Why Does This Case Matter?
Robertson Quay Investment Pte Ltd v Steen Consultants Pte Ltd and Another is significant for construction and engineering disputes because it addresses a recurring damages question: whether financing costs—particularly interest on loans—can be recovered as damages for delay caused by professional breach. The decision underscores that, even where delay is established and causation is not seriously contested, the claimant must still satisfy the legal remoteness test and the evidential burden for proving the loss. Practitioners should not assume that loan interest automatically qualifies as a natural and foreseeable consequence of delay.
For lawyers advising developers and contractors, the case highlights the importance of careful documentation and expert evidence when claiming financing costs. Claimants should be prepared to show, with cogent evidence, how the delay affected drawdowns, repayment schedules, or exposure to interest, and how the claimed interest is calculated. Conversely, defendants can rely on Robertson Quay to argue that financing interest is not necessarily recoverable unless it is within the Hadley remoteness framework and is properly proved.

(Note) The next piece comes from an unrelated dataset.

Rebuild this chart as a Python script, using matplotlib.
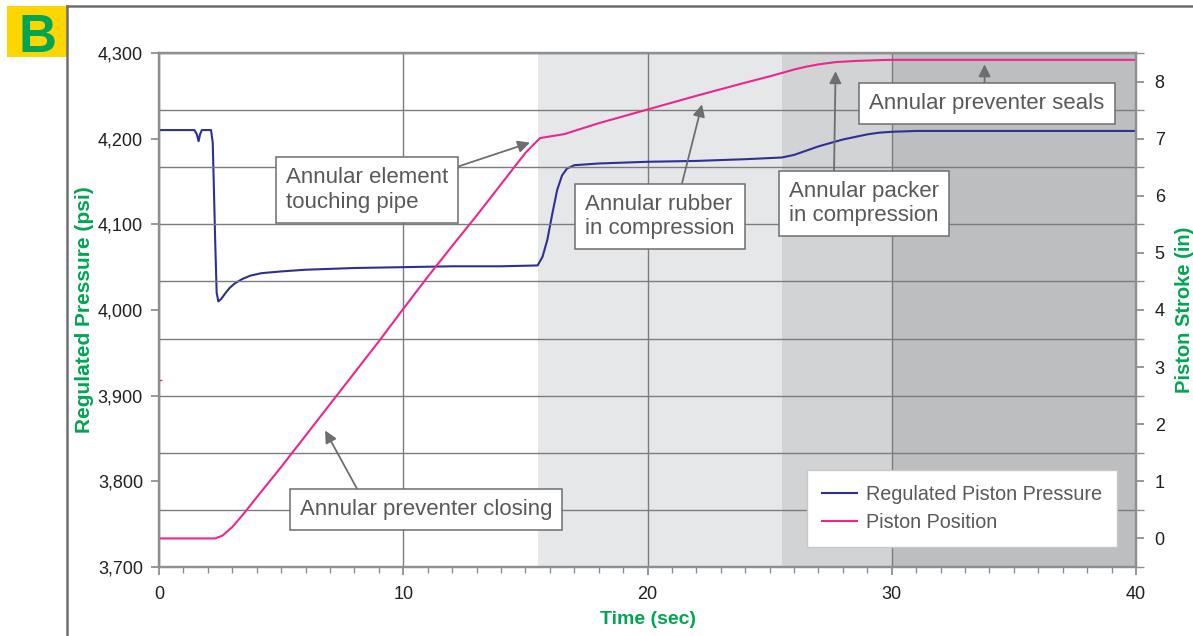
import matplotlib
matplotlib.use("Agg")
import matplotlib.pyplot as plt
from matplotlib.lines import Line2D
from matplotlib.patches import Rectangle
import numpy as np

plt.rcParams['font.family'] = ['Liberation Sans', 'DejaVu Sans']

# ---- data -----------------------------------------------------------------
# regulated piston pressure (psi) vs time (sec)
time_p = [0.0, 1.45, 1.55, 1.62, 1.68, 1.75, 2.13, 2.2, 2.3, 2.36, 2.43, 2.55,
          2.7, 2.9, 3.1, 3.4, 3.73, 4.2, 5.0, 6.0, 8.0, 10.0, 12.0, 14.0, 15.5,
          15.7, 15.9, 16.1, 16.3, 16.5, 16.7, 17.0, 18.0, 20.0, 22.0, 24.0, 25.5,
          26.0, 26.5, 27.0, 27.5, 28.0, 28.5, 29.0, 29.5, 30.0, 31.0, 33.0, 40.0]
pressure = [4210, 4210, 4205, 4197, 4205, 4210, 4210, 4195, 4080, 4020, 4010, 4013,
            4019, 4026, 4031, 4036, 4040, 4043, 4045, 4047, 4049, 4050, 4051, 4051,
            4052, 4062, 4082, 4112, 4140, 4157, 4165, 4169, 4171, 4173, 4174, 4176,
            4178, 4181, 4186, 4191, 4195, 4199, 4202, 4205, 4207, 4208, 4209, 4209,
            4209]

# piston position / stroke (in) vs time (sec)
time_s = [0.0, 2.3, 2.6, 3.0, 3.5, 4.0, 5.0, 6.0, 7.0, 8.0, 9.0, 10.0, 11.0,
          12.0, 13.0, 14.0, 15.0, 15.6, 16.6, 18.0, 20.0, 22.0, 24.0, 25.0,
          25.5, 26.0, 26.5, 27.0, 27.7, 28.5, 29.5, 30.0, 40.0]
stroke = [0.0, 0.0, 0.05, 0.2, 0.45, 0.72, 1.25, 1.8, 2.35, 2.9, 3.45, 4.02, 4.58,
          5.12, 5.65, 6.2, 6.75, 7.01, 7.08, 7.27, 7.51, 7.75, 7.98, 8.09,
          8.15, 8.21, 8.26, 8.3, 8.34, 8.36, 8.375, 8.38, 8.38]

# stray sample at t=0
glitch_t = [0.0]
glitch_s = [2.77]

# closing phases (sec) and their shading
phase_edges = [15.5, 25.5, 30.0, 40.0]
phase_colors = ['#e6e7e8', '#d1d3d4', '#bcbec0']

p_ticks = [3700, 3800, 3900, 4000, 4100, 4200, 4300]
s_ticks = [0, 1, 2, 3, 4, 5, 6, 7, 8]
t_ticks = [0, 10, 20, 30, 40]

# ---- figure ---------------------------------------------------------------
fig = plt.figure(figsize=(11.93, 6.36), dpi=100)
ax = fig.add_axes([0.1333, 0.1085, 0.8189, 0.8082])
ax2 = ax.twinx()

axis_grey = '#8d9093'
grid_grey = '#7a7c7f'
text_grey = '#58595b'
green = '#00a651'

for i in range(len(phase_colors)):
    ax.axvspan(phase_edges[i], phase_edges[i + 1], color=phase_colors[i],
               lw=0, zorder=0)

ax.set_xlim(0, 40)
ax.set_ylim(3700, 4300)
ax2.set_ylim(-0.5, 8.5)

# grid every half inch of stroke (lines up with the psi ticks)
ax2.set_yticks(np.arange(-0.5, 8.51, 0.5), minor=True)
ax2.grid(True, which='minor', axis='y', color=grid_grey, lw=1.0, zorder=0.5)
ax.set_axisbelow(True)
ax.grid(True, which='major', axis='x', color=grid_grey, lw=1.0)

ax.plot(time_p, pressure, color='#2e3192', lw=1.5,
        label='Regulated Piston Pressure', zorder=2)
ax2.plot(time_s, stroke, color='#ec268f', lw=1.5, label='Piston Position',
         zorder=2)
ax2.plot(glitch_t, glitch_s, color='#ec268f', marker='_', ms=4, lw=0)

ax.set_xticks(t_ticks)
ax.set_xticks(np.arange(0, 41, 1), minor=True)
ax.set_yticks(p_ticks)
ax.set_yticklabels([f'{v:,}' for v in p_ticks])
ax2.set_yticks(s_ticks)

ax.tick_params(axis='both', which='major', labelsize=13, color=axis_grey,
               length=5.5, width=1.3, labelcolor='#231f20', pad=6)
ax.tick_params(axis='x', which='major', pad=8)
ax.tick_params(axis='x', which='minor', length=4, width=1.0, color=axis_grey)
ax2.tick_params(axis='y', which='major', labelsize=13, color=axis_grey,
                length=5.5, width=1.3, labelcolor='#231f20', pad=8)
ax2.tick_params(axis='y', which='minor', length=5.5, width=1.0,
                color=axis_grey)

for a in (ax, ax2):
    for s in a.spines.values():
        s.set_color(axis_grey)
        s.set_linewidth(1.6)

ax.set_xlabel('Time (sec)', fontsize=14, fontweight='bold', color=green,
              labelpad=6)
ax.set_ylabel('Regulated Pressure (psi)', fontsize=15, fontweight='bold',
              color=green, labelpad=3)
ax2.set_ylabel('Piston Stroke (in)', fontsize=14.5, fontweight='bold',
               color=green, labelpad=7)

# ---- callouts -------------------------------------------------------------
box = dict(boxstyle='square,pad=0.45', fc='white', ec='#6d6e70', lw=1.1)
notes = [
    ('Annular element\ntouching pipe', (15.19, 6.93), (8.53, 6.10), (1.0, 0.95)),
    ('Annular preventer closing', (6.8, 1.89), (10.93, 0.50), (0.25, 1.0)),
    ('Annular rubber\nin compression', (22.23, 7.6), (20.51, 5.64), (0.63, 1.0)),
    ('Annular packer\nin compression', (27.7, 8.18), (28.86, 5.86), (0.30, 1.0)),
    ('Annular preventer seals', (33.8, 8.30), (33.9, 7.61), (0.49, 1.0)),
]
for txt, tip, pos, rel in notes:
    ax2.annotate(txt, xy=tip, xytext=pos, fontsize=16, color=text_grey,
                 ha='center', va='center', multialignment='left', bbox=box,
                 zorder=5,
                 arrowprops=dict(arrowstyle='-|>', color='#6d6e70', lw=1.3,
                                 mutation_scale=18, relpos=rel,
                                 shrinkA=0, shrinkB=0))

h1, l1 = ax.get_legend_handles_labels()
h2, l2 = ax2.get_legend_handles_labels()
leg = ax2.legend(h1 + h2, l1 + l2, loc='lower right',
                 bbox_to_anchor=(0.9806, 0.039), borderaxespad=0,
                 fontsize=14.2, frameon=True, fancybox=False,
                 edgecolor='#c8c8c8', framealpha=1, handlelength=1.8,
                 handletextpad=0.45, borderpad=0.75, labelspacing=0.45)
leg.get_frame().set_linewidth(1.0)
for t in leg.get_texts():
    t.set_color(text_grey)
leg.set_zorder(6)

# ---- panel frame and "B" badge --------------------------------------------
fig.add_artist(Line2D([67 / 1193, 1.0], [1 - 6 / 636, 1 - 6 / 636],
                      transform=fig.transFigure, color='#6d6e70', lw=1.8))
fig.add_artist(Line2D([67 / 1193, 67 / 1193], [0.0, 1 - 6 / 636],
                      transform=fig.transFigure, color='#6d6e70', lw=1.8))
fig.add_artist(Rectangle((7 / 1193, 1 - 57 / 636), 60 / 1193, 51 / 636,
                         transform=fig.transFigure, color='#fdd600', lw=0))
fig.text(37.5 / 1193, 1 - 52 / 636, 'B', fontsize=38, fontweight='bold',
         color=green, ha='center', va='baseline')

fig.savefig('out.png', dpi=100)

From a procedural and remedies perspective, the Court’s treatment of s 12(1) is also valuable. The decision reinforces that the default position is interest from the accrual of loss, and that a later commencement date requires a justified basis, such as unjustifiable delay by the claimant. This provides guidance for litigants and courts in calibrating interest awards in damages litigation, including in complex construction cases where timelines and evidential development may vary.
Legislation Referenced
- Civil Law Act (Cap 43, 1999 Rev Ed), s 12(1)
Cases Cited
- Robertson Quay Investment Pte Ltd v Steen Consultants Pte Ltd [2007] SGHC 30
- Robertson Quay Investment Pte Ltd v Steen Consultants Pte Ltd and Another [2008] SGCA 8
- Hadley v Baxendale (1854) 9 Exch 341; 165 ER 145
Source Documents
This article analyses [2008] SGCA 8 for legal research and educational purposes. It does not constitute legal advice. Readers should consult the full judgment for the Court's complete reasoning.